How to Compute the Sum in the Stationary Distribution of a Markov Chain?

[TaPaKaH]

Suppose we have a Markov chain with stationary distributions $p_n=\frac{a}{nb+c}p_{n-1}$ for $n\in\mathbb{N}$ where $a,b$ and $c$ are some positive constants.
It follows that $p_n=p_0\prod_{i=1}^n\frac{a}{ib+c}$. Normalisation yields $1=p_0\sum_{n=0}^\infty\prod_{i=1}^n\frac{a}{ib+c}$ so $p_0=\left(\sum_{n=0}^\infty\prod_{i=1}^n\frac{a}{ib+c}\right)^{-1}$.

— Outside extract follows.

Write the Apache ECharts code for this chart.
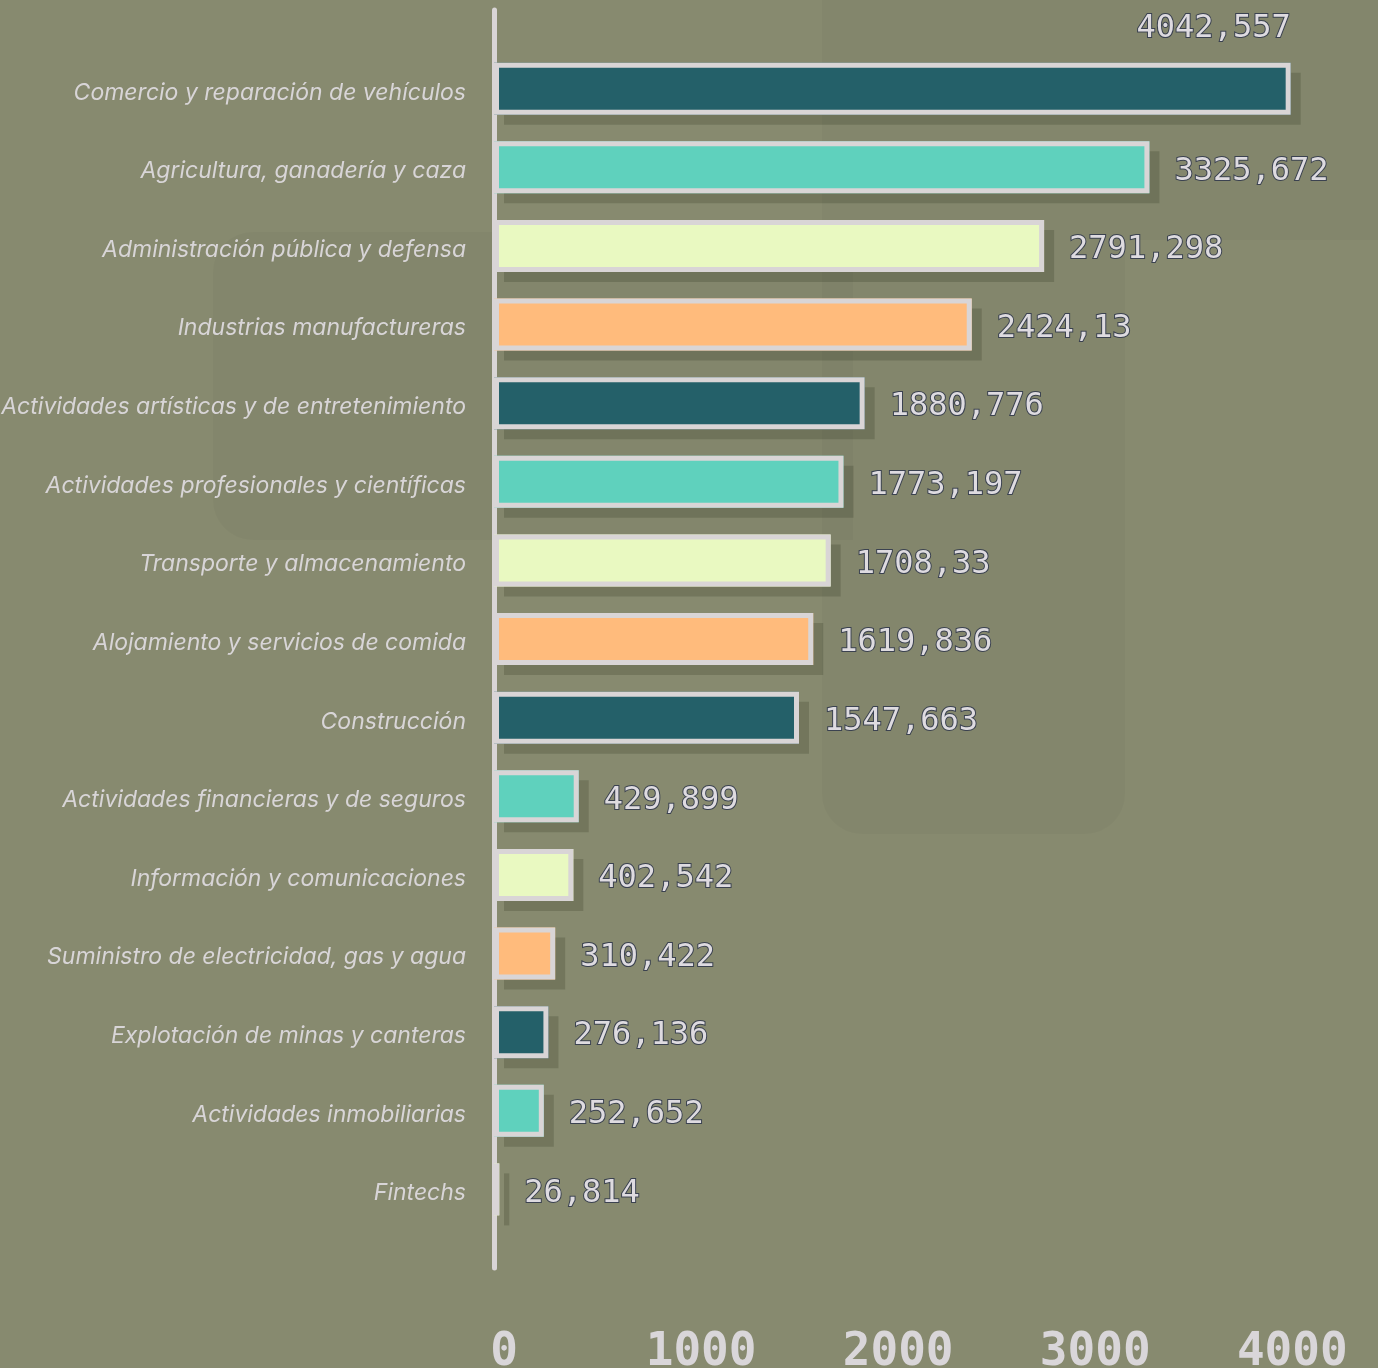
<!DOCTYPE html>
<html lang="es">
<head>
<meta charset="utf-8">
<title>Sectores</title>
<script src="https://cdn.jsdelivr.net/npm/echarts@6/dist/echarts.min.js"></script>
<style>
  html, body { margin: 0; padding: 0; background: #878a6f; }
  #chart { width: 1378px; height: 1368px; }
</style>
</head>
<body>
<div id="chart"></div>
<script>
// Sectors, top to bottom
const categories = [
  'Comercio y reparación de vehículos',
  'Agricultura, ganadería y caza',
  'Administración pública y defensa',
  'Industrias manufactureras',
  'Actividades artísticas y de entretenimiento',
  'Actividades profesionales y científicas',
  'Transporte y almacenamiento',
  'Alojamiento y servicios de comida',
  'Construcción',
  'Actividades financieras y de seguros',
  'Información y comunicaciones',
  'Suministro de electricidad, gas y agua',
  'Explotación de minas y canteras',
  'Actividades inmobiliarias',
  'Fintechs'
];

const values = [
  4042.557, 3325.672, 2791.298, 2424.13, 1880.776,
  1773.197, 1708.33, 1619.836, 1547.663, 429.899,
  402.542, 310.422, 276.136, 252.652, 26.814
];

const tickValues = [0, 1000, 2000, 3000, 4000];

const palette = ['#246069', '#5fd1bd', '#e9f9c1', '#ffbb7c'];

const BORDER = '#d9d5d6';
const TEXT = '#d8d5d7';

// blank slots above and below so the axis line runs past the first and last bar
const yCats = [''].concat(categories, ['']);

const fmt = v => String(v).replace('.', ',');

const valueLabel = {
  show: true,
  position: 'right',
  distance: 25,
  offset: [0, 4],
  fontFamily: 'DejaVu Sans Mono',
  fontSize: 32,
  color: '#dedbe0',
  textBorderColor: '#3b4250',
  textBorderWidth: 2,
  formatter: p => fmt(p.value)
};

const fillData = [null].concat(values.map((v, i) => {
  const item = { value: v, itemStyle: { color: palette[i % palette.length] } };
  if (i === 0) {
    // the longest bar carries its figure above its right end
    item.label = {
      position: ['100%', 0],
      align: 'right',
      verticalAlign: 'bottom',
      offset: [0, -18]
    };
  }
  return item;
}), [null]);

const frameData = [null].concat(values, [null]);

const chart = echarts.init(document.getElementById('chart'), null, { renderer: 'canvas' });

chart.setOption({
  backgroundColor: '#878a6f',
  animation: false,
  graphic: [
    { type: 'rect', silent: true, z: -10,
      shape: { x: 213, y: 232, width: 640, height: 308, r: [40, 0, 0, 40] },
      style: { fill: 'rgba(0,0,0,0.024)' } },
    { type: 'rect', silent: true, z: -10,
      shape: { x: 822, y: 0, width: 303, height: 834, r: [0, 0, 40, 40] },
      style: { fill: 'rgba(0,0,0,0.024)' } },
    { type: 'rect', silent: true, z: -10,
      shape: { x: 1125, y: 0, width: 253, height: 240, r: [0, 0, 0, 0] },
      style: { fill: 'rgba(0,0,0,0.024)' } }
  ],
  grid: {
    left: 494, right: 76, top: 10, bottom: 100,
    containLabel: false,
    outerBoundsMode: 'none'
  },
  xAxis: {
    type: 'value',
    min: tickValues[0],
    max: 4100,
    interval: tickValues[1] - tickValues[0],
    axisLine: { show: false },
    axisTick: { show: false },
    splitLine: { show: false },
    axisLabel: {
      showMaxLabel: false,
      margin: 62,
      padding: [0, 0, 0, 20],
      fontFamily: 'DejaVu Sans Mono',
      fontWeight: 'bold',
      fontSize: 46,
      color: '#d9d6d9',
      formatter: v => (tickValues.indexOf(v) >= 0 ? String(v) : '')
    }
  },
  yAxis: {
    type: 'category',
    data: yCats,
    inverse: true,
    boundaryGap: false,
    axisLine: { show: true, lineStyle: { color: BORDER, width: 5 } },
    axisTick: { show: false },
    splitLine: { show: false },
    axisLabel: {
      interval: 0,
      margin: 28,
      formatter: v => (v ? '{c|' + v + '}' : ''),
      rich: {
        c: {
          padding: [8, 0, 0, 0],
          fontFamily: 'Inter',
          fontStyle: 'italic',
          fontSize: 23,
          color: TEXT
        }
      }
    }
  },
  series: [
    {
      name: 'fill',
      type: 'bar',
      barWidth: 52,
      barGap: '-100%',
      data: fillData,
      itemStyle: {
        shadowColor: 'rgba(35,38,20,0.2)',
        shadowBlur: 0,
        shadowOffsetX: 10,
        shadowOffsetY: 10
      },
      label: valueLabel,
      z: 2
    },
    {
      name: 'frame',
      type: 'bar',
      barWidth: 52,
      barGap: '-100%',
      silent: true,
      data: frameData,
      itemStyle: {
        color: 'rgba(0,0,0,0)',
        borderColor: BORDER,
        borderWidth: 5
      },
      z: 3
    }
  ]
});
</script>
</body>
</html>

Question: how can one compute the sum in the brackets?

 

[Mandelbroth]

Suppose we have a Markov chain with stationary distributions $p_n=\frac{a}{nb+c}p_{n-1}$ for $n\in\mathbb{N}$ where $a,b$ and $c$ are some positive constants.
It follows that $p_n=p_0\prod_{i=1}^n\frac{a}{ib+c}$. Normalisation yields $1=p_0\sum_{n=0}^\infty\prod_{i=1}^n\frac{a}{ib+c}$ so $p_0=\left(\sum_{n=0}^\infty\prod_{i=1}^n\frac{a}{ib+c}\right)^{-1}$.

Question: how can one compute the sum in the brackets?

Well, let's think about this. What can we do to simplify $$\prod_{1\leq i\leq n}\frac{a}{bi+c}$$ into "workable" terms? Can you give us an attempt?